Si Dios sabe todo lo que necesitamos antes de que se lo pidamos, ¿de qué pueden servir nuestras oraciones de intercesión?
Está claro que la oración no es una especie de “poder” que el hombre puede tomar sobre Dios. Rezar no es recitar o inventar una especie de abracadabra que le permita a uno alterar los eventos de acuerdo a sus miedos y deseos.
Sobre este punto, la enseñanza de Cristo es clara e inequívoca:
“Cuando oren, no hablen mucho, como hacen los paganos: ellos creen que por mucho hablar serán escuchados” (Mt 6, 7).
Por paradójico que parezca, la oración no actúa sobre Dios, sino sobre nosotros.

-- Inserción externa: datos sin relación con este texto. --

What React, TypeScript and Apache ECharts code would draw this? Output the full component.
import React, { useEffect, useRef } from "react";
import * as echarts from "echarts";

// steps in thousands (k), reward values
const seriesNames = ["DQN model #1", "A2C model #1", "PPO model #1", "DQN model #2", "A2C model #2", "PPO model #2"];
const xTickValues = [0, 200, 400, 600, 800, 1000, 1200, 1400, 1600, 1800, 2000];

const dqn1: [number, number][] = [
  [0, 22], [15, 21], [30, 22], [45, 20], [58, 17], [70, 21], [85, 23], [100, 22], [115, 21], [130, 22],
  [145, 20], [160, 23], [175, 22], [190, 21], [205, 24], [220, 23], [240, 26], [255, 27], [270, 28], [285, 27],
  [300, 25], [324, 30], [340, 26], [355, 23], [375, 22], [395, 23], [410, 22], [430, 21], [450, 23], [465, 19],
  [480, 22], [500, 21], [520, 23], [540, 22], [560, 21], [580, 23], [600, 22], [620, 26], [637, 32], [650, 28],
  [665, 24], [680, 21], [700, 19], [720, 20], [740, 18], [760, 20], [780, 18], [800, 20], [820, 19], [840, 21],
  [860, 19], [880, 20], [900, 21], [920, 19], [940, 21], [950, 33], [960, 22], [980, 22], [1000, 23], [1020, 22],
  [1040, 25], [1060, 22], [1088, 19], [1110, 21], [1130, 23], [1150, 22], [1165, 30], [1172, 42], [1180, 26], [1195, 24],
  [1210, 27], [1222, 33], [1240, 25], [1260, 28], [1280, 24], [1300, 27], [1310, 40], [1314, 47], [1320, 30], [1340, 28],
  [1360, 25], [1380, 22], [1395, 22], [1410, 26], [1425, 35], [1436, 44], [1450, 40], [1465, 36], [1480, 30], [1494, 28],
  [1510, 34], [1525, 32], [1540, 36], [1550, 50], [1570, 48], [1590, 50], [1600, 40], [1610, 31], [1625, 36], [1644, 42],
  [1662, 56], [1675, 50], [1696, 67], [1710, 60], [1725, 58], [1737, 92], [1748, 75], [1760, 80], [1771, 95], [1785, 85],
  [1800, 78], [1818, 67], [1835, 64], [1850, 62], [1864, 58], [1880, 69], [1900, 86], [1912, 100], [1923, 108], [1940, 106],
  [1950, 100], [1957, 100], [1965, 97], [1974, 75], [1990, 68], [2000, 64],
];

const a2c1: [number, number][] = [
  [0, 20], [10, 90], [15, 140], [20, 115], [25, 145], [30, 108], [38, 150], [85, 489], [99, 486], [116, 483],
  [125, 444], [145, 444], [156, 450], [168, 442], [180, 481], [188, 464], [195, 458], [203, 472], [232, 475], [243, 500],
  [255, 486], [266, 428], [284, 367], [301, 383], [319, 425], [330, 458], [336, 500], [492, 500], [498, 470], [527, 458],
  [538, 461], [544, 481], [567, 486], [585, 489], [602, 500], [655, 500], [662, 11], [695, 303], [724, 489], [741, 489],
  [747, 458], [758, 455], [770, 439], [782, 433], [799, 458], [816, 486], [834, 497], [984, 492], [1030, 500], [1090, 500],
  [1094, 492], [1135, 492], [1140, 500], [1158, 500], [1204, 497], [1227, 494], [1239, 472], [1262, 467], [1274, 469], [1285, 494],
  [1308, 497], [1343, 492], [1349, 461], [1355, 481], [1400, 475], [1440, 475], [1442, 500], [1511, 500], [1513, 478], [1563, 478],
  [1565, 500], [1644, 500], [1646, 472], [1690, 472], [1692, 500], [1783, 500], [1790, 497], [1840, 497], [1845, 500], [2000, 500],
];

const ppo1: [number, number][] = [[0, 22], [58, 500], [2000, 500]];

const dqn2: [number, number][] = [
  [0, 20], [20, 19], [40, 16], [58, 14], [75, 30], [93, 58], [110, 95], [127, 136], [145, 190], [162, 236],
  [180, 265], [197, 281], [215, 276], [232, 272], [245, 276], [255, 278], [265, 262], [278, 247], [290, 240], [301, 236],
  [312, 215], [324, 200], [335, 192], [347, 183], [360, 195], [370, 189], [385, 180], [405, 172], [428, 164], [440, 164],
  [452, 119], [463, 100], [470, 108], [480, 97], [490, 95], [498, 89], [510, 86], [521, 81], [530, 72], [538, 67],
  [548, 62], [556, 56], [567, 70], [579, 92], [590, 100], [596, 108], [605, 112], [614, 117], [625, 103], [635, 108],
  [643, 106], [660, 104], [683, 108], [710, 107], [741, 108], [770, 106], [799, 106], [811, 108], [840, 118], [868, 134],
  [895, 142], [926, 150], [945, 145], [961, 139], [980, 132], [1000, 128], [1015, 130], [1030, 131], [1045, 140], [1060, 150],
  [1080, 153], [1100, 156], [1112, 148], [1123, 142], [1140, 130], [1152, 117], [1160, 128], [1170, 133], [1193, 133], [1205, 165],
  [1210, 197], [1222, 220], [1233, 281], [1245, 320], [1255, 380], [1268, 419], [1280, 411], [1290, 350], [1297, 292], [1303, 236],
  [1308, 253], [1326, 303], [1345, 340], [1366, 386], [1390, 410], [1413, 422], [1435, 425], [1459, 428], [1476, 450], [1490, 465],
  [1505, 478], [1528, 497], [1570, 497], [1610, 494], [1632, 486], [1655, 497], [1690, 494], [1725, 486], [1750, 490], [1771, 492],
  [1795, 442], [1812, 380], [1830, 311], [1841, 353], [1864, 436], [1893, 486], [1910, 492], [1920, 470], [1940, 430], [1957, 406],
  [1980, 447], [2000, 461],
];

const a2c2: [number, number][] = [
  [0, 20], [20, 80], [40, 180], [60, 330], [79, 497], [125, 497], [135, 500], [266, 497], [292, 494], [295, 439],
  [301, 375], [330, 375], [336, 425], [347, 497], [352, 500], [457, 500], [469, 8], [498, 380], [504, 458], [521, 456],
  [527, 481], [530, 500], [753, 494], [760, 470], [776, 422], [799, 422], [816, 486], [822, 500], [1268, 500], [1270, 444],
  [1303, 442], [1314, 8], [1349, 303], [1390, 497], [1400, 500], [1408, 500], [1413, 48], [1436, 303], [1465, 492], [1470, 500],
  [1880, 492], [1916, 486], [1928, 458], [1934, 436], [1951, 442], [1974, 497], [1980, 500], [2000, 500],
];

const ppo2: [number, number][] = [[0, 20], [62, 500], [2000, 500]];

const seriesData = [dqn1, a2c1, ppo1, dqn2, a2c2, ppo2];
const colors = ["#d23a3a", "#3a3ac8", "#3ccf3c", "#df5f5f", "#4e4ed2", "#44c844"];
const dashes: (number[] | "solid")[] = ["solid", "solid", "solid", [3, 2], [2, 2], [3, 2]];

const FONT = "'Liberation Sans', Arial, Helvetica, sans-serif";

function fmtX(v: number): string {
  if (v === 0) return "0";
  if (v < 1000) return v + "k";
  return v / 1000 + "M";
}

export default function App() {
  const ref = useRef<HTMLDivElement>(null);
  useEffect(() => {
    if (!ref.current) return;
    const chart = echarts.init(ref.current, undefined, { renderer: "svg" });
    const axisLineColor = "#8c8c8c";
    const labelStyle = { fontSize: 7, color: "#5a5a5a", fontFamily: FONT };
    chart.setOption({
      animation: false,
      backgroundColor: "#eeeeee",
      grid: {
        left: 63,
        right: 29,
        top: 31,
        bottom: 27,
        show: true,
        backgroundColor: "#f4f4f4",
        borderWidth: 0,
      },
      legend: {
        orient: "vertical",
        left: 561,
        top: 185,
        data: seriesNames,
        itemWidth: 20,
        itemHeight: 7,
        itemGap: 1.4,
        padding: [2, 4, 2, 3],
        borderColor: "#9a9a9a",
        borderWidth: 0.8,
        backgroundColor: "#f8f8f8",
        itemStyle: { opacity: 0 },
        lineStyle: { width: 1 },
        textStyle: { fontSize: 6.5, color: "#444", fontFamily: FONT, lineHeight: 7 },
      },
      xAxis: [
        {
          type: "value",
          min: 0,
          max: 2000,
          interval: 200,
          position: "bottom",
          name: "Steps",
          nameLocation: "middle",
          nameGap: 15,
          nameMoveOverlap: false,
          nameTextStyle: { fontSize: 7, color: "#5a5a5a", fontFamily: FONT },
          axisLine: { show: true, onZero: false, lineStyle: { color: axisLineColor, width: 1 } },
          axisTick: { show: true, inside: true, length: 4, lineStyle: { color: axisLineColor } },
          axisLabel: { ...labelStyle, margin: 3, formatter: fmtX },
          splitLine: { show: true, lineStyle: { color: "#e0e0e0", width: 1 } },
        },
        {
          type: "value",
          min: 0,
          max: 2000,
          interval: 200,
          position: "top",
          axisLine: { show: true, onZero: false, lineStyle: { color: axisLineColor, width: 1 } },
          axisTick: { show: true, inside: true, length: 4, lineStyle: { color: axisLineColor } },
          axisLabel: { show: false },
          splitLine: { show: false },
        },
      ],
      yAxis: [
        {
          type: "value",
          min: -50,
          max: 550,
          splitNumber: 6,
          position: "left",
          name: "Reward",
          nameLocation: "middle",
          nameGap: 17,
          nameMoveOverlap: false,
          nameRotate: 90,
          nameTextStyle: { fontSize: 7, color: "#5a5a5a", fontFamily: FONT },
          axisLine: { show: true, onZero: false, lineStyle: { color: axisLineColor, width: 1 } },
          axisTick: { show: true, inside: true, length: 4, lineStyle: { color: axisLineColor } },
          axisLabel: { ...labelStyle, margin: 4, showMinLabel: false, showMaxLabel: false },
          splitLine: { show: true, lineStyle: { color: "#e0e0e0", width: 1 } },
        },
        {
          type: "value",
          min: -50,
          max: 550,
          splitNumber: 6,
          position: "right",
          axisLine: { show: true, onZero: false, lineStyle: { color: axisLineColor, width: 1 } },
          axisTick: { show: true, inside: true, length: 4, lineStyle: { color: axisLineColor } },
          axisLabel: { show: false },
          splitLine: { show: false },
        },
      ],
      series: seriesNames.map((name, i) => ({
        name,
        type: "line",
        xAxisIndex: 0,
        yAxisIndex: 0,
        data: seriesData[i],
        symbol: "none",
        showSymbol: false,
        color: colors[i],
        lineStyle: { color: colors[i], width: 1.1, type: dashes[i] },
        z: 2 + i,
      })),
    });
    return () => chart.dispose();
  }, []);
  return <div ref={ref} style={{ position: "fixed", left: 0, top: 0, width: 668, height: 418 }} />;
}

Por eso el Apóstol nos exhorta a orar sin cesar (1 Tesalonicenses 5:17). Sin cesar, tenemos que dirigirnos a Dios, abrirnos a su presencia, escucharlo, presentarle nuestras vidas y las de nuestros hermanos y hermanas, unirnos a su voluntad.
Detrás de cada petición particular, pues, hay una petición fundamental, que es nuestro deseo de Dios. De lo contrario, corremos el riesgo de establecernos en una contradicción espiritual demasiado frecuente, que mata la vida espiritual, y que consiste en esperar de Dios todo tipo de cosas y en realidad no esperar nada de Él.